* Task requirements: Copy the records below word for word, from the first line through the line that contains "(glob) at (815,570)", and leave out any pictures.
--- Begin Information given ---
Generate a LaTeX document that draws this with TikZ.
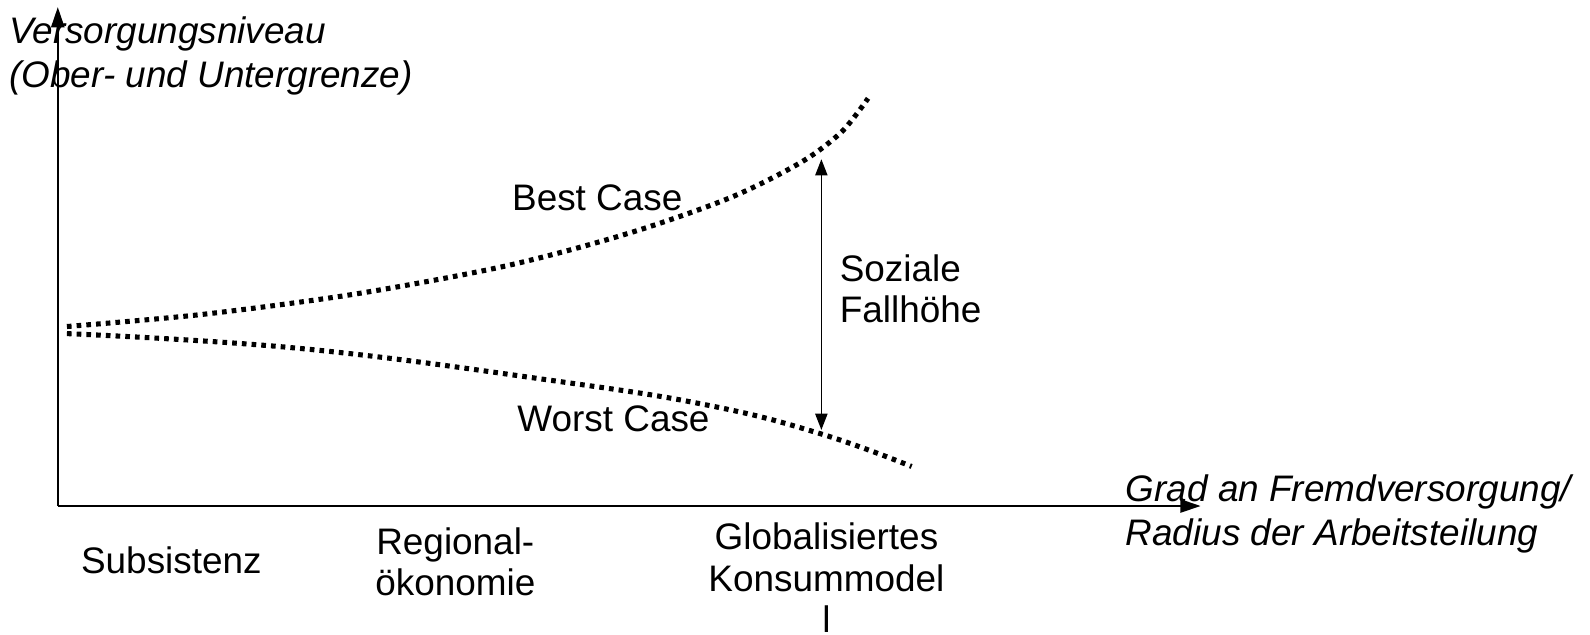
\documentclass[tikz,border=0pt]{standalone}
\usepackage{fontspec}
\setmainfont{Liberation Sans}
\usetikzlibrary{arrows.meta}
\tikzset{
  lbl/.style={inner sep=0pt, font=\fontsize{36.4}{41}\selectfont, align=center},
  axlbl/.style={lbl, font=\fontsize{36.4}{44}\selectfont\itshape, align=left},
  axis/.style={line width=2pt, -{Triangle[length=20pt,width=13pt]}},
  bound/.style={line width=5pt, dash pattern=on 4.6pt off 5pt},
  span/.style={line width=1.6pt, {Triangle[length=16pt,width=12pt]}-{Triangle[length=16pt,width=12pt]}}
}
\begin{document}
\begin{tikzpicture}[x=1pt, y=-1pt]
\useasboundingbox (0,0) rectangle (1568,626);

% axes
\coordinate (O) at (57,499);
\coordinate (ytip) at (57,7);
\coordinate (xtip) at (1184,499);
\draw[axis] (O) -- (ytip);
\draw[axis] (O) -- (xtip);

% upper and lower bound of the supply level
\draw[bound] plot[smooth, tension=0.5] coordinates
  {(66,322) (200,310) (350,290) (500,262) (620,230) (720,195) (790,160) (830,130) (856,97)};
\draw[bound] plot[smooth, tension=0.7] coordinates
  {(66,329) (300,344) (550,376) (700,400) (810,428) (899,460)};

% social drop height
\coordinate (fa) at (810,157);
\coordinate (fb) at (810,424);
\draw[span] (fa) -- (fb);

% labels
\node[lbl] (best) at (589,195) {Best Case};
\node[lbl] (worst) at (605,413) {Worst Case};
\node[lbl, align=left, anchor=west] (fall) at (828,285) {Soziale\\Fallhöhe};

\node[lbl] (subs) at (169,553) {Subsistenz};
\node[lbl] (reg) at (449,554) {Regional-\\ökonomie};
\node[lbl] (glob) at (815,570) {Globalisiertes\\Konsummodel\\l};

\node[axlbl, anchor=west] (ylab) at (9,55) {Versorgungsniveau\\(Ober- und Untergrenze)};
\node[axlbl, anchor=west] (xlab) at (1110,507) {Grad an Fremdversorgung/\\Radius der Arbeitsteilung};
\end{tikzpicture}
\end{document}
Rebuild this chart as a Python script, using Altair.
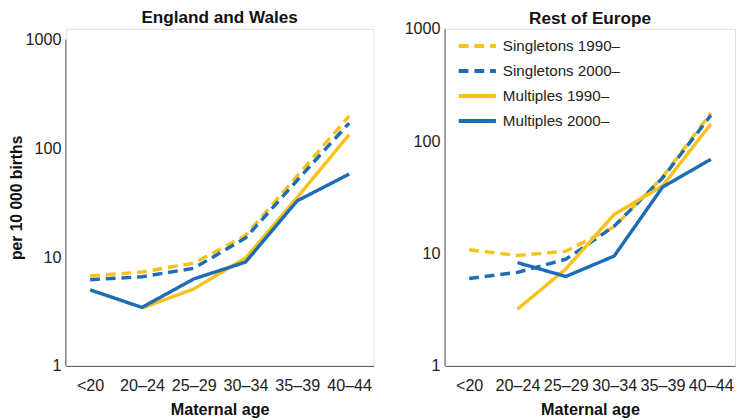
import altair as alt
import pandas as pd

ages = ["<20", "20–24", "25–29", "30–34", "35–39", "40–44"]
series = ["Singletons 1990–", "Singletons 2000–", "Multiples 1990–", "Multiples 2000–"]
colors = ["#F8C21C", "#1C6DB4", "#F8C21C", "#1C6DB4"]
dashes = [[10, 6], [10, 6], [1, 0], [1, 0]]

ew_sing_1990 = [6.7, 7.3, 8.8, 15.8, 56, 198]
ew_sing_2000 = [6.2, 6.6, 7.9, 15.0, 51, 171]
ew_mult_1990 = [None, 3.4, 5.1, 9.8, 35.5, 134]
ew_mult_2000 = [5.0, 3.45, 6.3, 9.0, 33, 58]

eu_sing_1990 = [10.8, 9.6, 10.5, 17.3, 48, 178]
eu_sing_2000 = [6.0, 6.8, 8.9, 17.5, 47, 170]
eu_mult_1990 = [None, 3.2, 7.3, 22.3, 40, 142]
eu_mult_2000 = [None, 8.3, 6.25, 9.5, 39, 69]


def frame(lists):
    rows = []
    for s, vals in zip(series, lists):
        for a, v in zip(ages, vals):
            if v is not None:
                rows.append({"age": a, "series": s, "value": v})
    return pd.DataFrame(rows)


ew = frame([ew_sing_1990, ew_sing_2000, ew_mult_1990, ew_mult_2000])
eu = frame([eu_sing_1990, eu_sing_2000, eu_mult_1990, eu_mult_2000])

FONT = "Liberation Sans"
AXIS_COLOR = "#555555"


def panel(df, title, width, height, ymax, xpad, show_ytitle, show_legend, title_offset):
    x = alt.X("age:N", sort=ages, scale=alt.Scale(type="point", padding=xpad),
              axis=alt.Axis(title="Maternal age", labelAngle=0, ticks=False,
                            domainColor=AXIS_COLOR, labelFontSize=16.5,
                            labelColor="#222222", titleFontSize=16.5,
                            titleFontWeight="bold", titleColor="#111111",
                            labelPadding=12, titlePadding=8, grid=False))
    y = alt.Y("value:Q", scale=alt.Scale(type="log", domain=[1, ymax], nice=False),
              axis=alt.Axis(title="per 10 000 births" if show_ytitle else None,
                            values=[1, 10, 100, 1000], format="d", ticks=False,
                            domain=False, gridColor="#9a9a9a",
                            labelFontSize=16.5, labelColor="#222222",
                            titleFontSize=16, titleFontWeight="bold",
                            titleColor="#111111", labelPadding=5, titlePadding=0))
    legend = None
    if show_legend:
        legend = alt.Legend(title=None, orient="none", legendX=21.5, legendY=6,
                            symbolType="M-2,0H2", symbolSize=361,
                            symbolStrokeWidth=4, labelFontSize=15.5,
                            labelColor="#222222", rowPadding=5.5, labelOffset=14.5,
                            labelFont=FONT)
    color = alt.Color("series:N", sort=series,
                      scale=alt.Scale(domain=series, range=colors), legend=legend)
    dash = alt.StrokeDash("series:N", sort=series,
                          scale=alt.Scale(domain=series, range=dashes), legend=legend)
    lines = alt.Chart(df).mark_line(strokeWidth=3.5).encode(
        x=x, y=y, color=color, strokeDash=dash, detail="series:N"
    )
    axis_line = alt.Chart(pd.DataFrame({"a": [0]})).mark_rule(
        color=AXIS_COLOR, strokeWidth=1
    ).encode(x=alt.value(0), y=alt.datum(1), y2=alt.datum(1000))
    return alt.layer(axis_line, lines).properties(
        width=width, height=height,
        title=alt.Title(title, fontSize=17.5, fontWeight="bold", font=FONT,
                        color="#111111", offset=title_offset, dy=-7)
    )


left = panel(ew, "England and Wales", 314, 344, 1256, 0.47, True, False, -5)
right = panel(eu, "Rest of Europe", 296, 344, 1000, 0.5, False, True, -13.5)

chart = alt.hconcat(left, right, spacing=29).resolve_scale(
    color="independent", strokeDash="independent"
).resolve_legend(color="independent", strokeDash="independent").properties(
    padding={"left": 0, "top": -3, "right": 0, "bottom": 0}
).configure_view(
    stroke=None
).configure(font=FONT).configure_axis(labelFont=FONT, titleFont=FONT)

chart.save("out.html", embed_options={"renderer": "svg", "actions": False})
--- End Information given ---
* Expected answer:
Generate a LaTeX document that draws this with TikZ.
\documentclass[tikz,border=0pt]{standalone}
\usepackage{fontspec}
\setmainfont{Liberation Sans}
\usetikzlibrary{arrows.meta}
\tikzset{
  lbl/.style={inner sep=0pt, font=\fontsize{36.4}{41}\selectfont, align=center},
  axlbl/.style={lbl, font=\fontsize{36.4}{44}\selectfont\itshape, align=left},
  axis/.style={line width=2pt, -{Triangle[length=20pt,width=13pt]}},
  bound/.style={line width=5pt, dash pattern=on 4.6pt off 5pt},
  span/.style={line width=1.6pt, {Triangle[length=16pt,width=12pt]}-{Triangle[length=16pt,width=12pt]}}
}
\begin{document}
\begin{tikzpicture}[x=1pt, y=-1pt]
\useasboundingbox (0,0) rectangle (1568,626);

% axes
\coordinate (O) at (57,499);
\coordinate (ytip) at (57,7);
\coordinate (xtip) at (1184,499);
\draw[axis] (O) -- (ytip);
\draw[axis] (O) -- (xtip);

% upper and lower bound of the supply level
\draw[bound] plot[smooth, tension=0.5] coordinates
  {(66,322) (200,310) (350,290) (500,262) (620,230) (720,195) (790,160) (830,130) (856,97)};
\draw[bound] plot[smooth, tension=0.7] coordinates
  {(66,329) (300,344) (550,376) (700,400) (810,428) (899,460)};

% social drop height
\coordinate (fa) at (810,157);
\coordinate (fb) at (810,424);
\draw[span] (fa) -- (fb);

% labels
\node[lbl] (best) at (589,195) {Best Case};
\node[lbl] (worst) at (605,413) {Worst Case};
\node[lbl, align=left, anchor=west] (fall) at (828,285) {Soziale\\Fallhöhe};

\node[lbl] (subs) at (169,553) {Subsistenz};
\node[lbl] (reg) at (449,554) {Regional-\\ökonomie};
\node[lbl] (glob) at (815,570) {Globalisiertes\\Konsummodel\\l};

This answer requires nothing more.